**Task description**
Copy out the listing that follows, exact in every word, and skip the images.

(Records with drawing code)
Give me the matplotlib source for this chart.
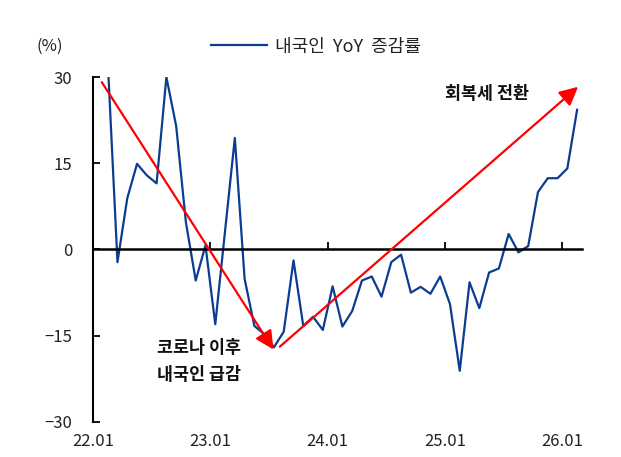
import matplotlib
matplotlib.use('Agg')
import matplotlib.pyplot as plt
import numpy as np

plt.rcParams['font.family'] = ['Noto Sans CJK KR', 'DejaVu Sans']

# monthly YoY, 22.02 ~ 26.02
months = np.arange(49) + 1.5
yoy = [33.0, -2.2, 8.9, 14.9, 12.9, 11.5, 30.0, 21.5, 4.7, -5.4,
       0.7, -13.0, 3.2, 19.4, -5.1, -13.3, -14.7, -17.0, -14.3, -1.9,
       -13.3, -11.7, -14.0, -6.4, -13.4, -10.7, -5.4, -4.7, -8.2, -2.2,
       -0.9, -7.5, -6.5, -7.7, -4.7, -9.5, -21.1, -5.7, -10.2, -4.0,
       -3.3, 2.7, -0.5, 0.6, 10.0, 12.4, 12.4, 14.1, 24.3]
tick_pos = [0, 12, 24, 36, 48]
tick_labels = ['22.01', '23.01', '24.01', '25.01', '26.01']

# trend arrows (start, end) in data coords
down_arrow = [(0.9, 29.1), (18.45, -17.4)]
up_arrow = [(19.1, -16.9), (49.6, 28.3)]

fig = plt.figure(figsize=(6.21, 4.57), dpi=100)
ax = fig.add_axes([0.1498, 0.0766, 0.7874, 0.7549])

ax.plot(months, yoy, color='#0A3D91', lw=1.6, label='내국인  YoY  증감률')

ax.set_xlim(0, 50)
ax.set_ylim(-30, 30)

# axes styling
ax.spines['top'].set_visible(False)
ax.spines['right'].set_visible(False)
ax.spines['left'].set_linewidth(1.5)
ax.spines['bottom'].set_position(('data', 0))
ax.spines['bottom'].set_linewidth(1.8)
ax.set_xticks(tick_pos[1:])
ax.tick_params(axis='x', direction='in', length=5, width=1.3, labelbottom=False)
ax.set_yticks([30, 15, 0, -15, -30])
ax.tick_params(axis='y', direction='in', length=5, width=1.3, pad=15,
               labelsize=12, labelcolor='#222222')

# date labels at the bottom
sec = ax.secondary_xaxis('bottom')
sec.spines['bottom'].set_visible(False)
sec.set_xticks(tick_pos, tick_labels)
sec.tick_params(length=0, pad=8, labelsize=12, labelcolor='#222222')

for (x0, y0), (x1, y1) in [down_arrow, up_arrow]:
    ax.annotate('', xy=(x1, y1), xytext=(x0, y0),
                arrowprops=dict(arrowstyle='-|>,head_length=0.8,head_width=0.4',
                                mutation_scale=14, color='#FF0000', lw=1.6,
                                shrinkA=0, shrinkB=0))

ax.text(40.3, 27.1, '회복세 전환', ha='center', va='center', fontsize=12.5,
        fontweight='bold', color='#111111')
ax.text(10.8, -17.1, '코로나 이후', ha='center', va='center', fontsize=12.5,
        fontweight='bold', color='#111111')
ax.text(10.8, -21.9, '내국인 급감', ha='center', va='center', fontsize=12.5,
        fontweight='bold', color='#111111')

fig.text(49.5 / 621, 1 - 46.5 / 457, '(%)', ha='center', va='center',
         fontsize=12, color='#222222')

ax.legend(loc='center left', bbox_to_anchor=(210.7 / 621, 1 - 46.7 / 457),
          bbox_transform=fig.transFigure, frameon=False, borderpad=0,
          borderaxespad=0, handlelength=3.1, handletextpad=0.45,
          prop={'size': 13}, labelcolor='#222222')

fig.savefig('out.png', dpi=100)
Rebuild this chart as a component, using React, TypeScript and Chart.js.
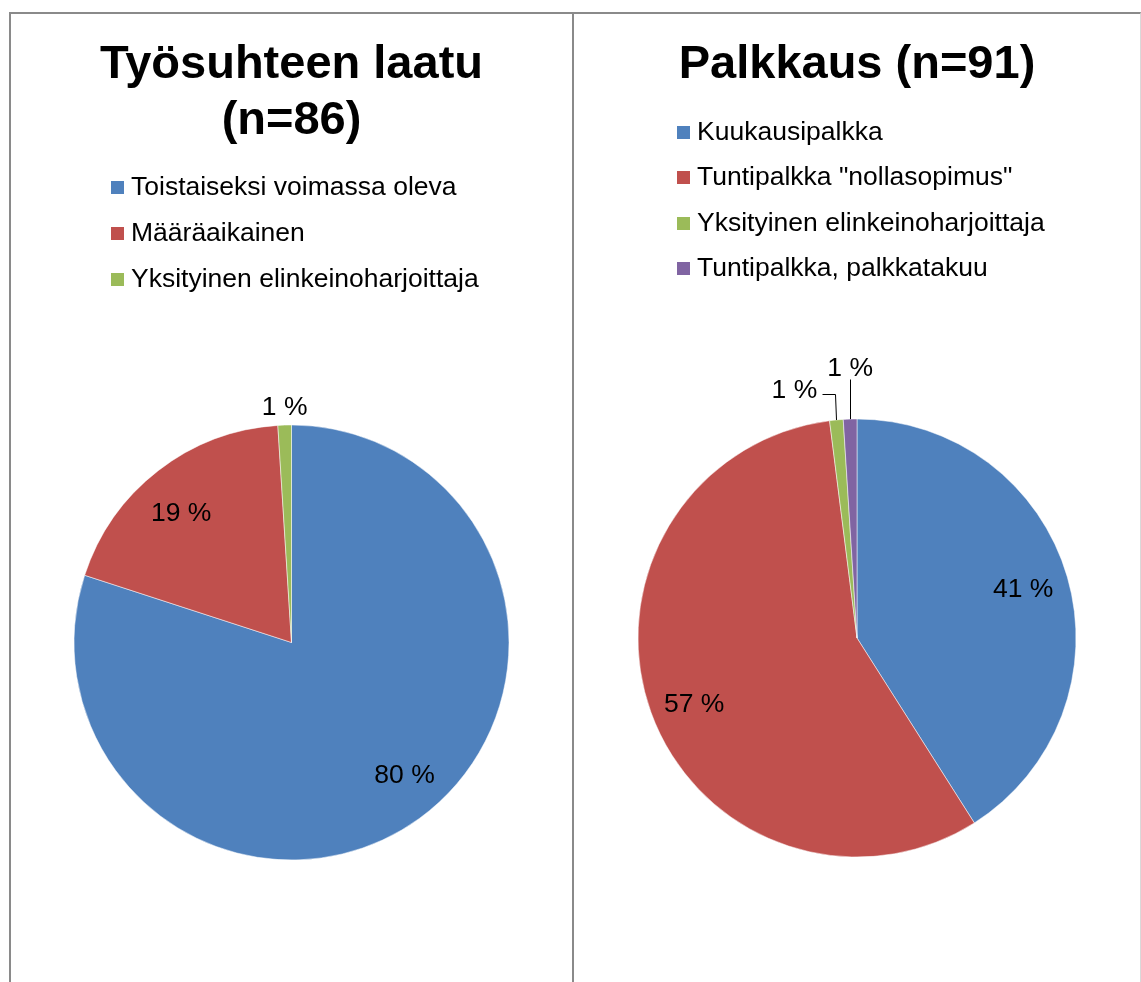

**Finished answer**
Give me the matplotlib source for this chart.
import matplotlib
matplotlib.use('Agg')
import matplotlib.pyplot as plt
import numpy as np

plt.rcParams['font.family'] = ['Noto Sans CJK KR', 'DejaVu Sans']

# monthly YoY, 22.02 ~ 26.02
months = np.arange(49) + 1.5
yoy = [33.0, -2.2, 8.9, 14.9, 12.9, 11.5, 30.0, 21.5, 4.7, -5.4,
       0.7, -13.0, 3.2, 19.4, -5.1, -13.3, -14.7, -17.0, -14.3, -1.9,
       -13.3, -11.7, -14.0, -6.4, -13.4, -10.7, -5.4, -4.7, -8.2, -2.2,
       -0.9, -7.5, -6.5, -7.7, -4.7, -9.5, -21.1, -5.7, -10.2, -4.0,
       -3.3, 2.7, -0.5, 0.6, 10.0, 12.4, 12.4, 14.1, 24.3]
tick_pos = [0, 12, 24, 36, 48]
tick_labels = ['22.01', '23.01', '24.01', '25.01', '26.01']

# trend arrows (start, end) in data coords
down_arrow = [(0.9, 29.1), (18.45, -17.4)]
up_arrow = [(19.1, -16.9), (49.6, 28.3)]

fig = plt.figure(figsize=(6.21, 4.57), dpi=100)
ax = fig.add_axes([0.1498, 0.0766, 0.7874, 0.7549])

ax.plot(months, yoy, color='#0A3D91', lw=1.6, label='내국인  YoY  증감률')

ax.set_xlim(0, 50)
ax.set_ylim(-30, 30)

# axes styling
ax.spines['top'].set_visible(False)
ax.spines['right'].set_visible(False)
ax.spines['left'].set_linewidth(1.5)
ax.spines['bottom'].set_position(('data', 0))
ax.spines['bottom'].set_linewidth(1.8)
ax.set_xticks(tick_pos[1:])
ax.tick_params(axis='x', direction='in', length=5, width=1.3, labelbottom=False)
ax.set_yticks([30, 15, 0, -15, -30])
ax.tick_params(axis='y', direction='in', length=5, width=1.3, pad=15,
               labelsize=12, labelcolor='#222222')

# date labels at the bottom
sec = ax.secondary_xaxis('bottom')
sec.spines['bottom'].set_visible(False)
sec.set_xticks(tick_pos, tick_labels)
sec.tick_params(length=0, pad=8, labelsize=12, labelcolor='#222222')

for (x0, y0), (x1, y1) in [down_arrow, up_arrow]:
    ax.annotate('', xy=(x1, y1), xytext=(x0, y0),
                arrowprops=dict(arrowstyle='-|>,head_length=0.8,head_width=0.4',
                                mutation_scale=14, color='#FF0000', lw=1.6,
                                shrinkA=0, shrinkB=0))

ax.text(40.3, 27.1, '회복세 전환', ha='center', va='center', fontsize=12.5,
        fontweight='bold', color='#111111')
ax.text(10.8, -17.1, '코로나 이후', ha='center', va='center', fontsize=12.5,
        fontweight='bold', color='#111111')
ax.text(10.8, -21.9, '내국인 급감', ha='center', va='center', fontsize=12.5,
        fontweight='bold', color='#111111')

fig.text(49.5 / 621, 1 - 46.5 / 457, '(%)', ha='center', va='center',
         fontsize=12, color='#222222')

ax.legend(loc='center left', bbox_to_anchor=(210.7 / 621, 1 - 46.7 / 457),
          bbox_transform=fig.transFigure, frameon=False, borderpad=0,
          borderaxespad=0, handlelength=3.1, handletextpad=0.45,
          prop={'size': 13}, labelcolor='#222222')

fig.savefig('out.png', dpi=100)
Rebuild this chart as a component, using React, TypeScript and Chart.js.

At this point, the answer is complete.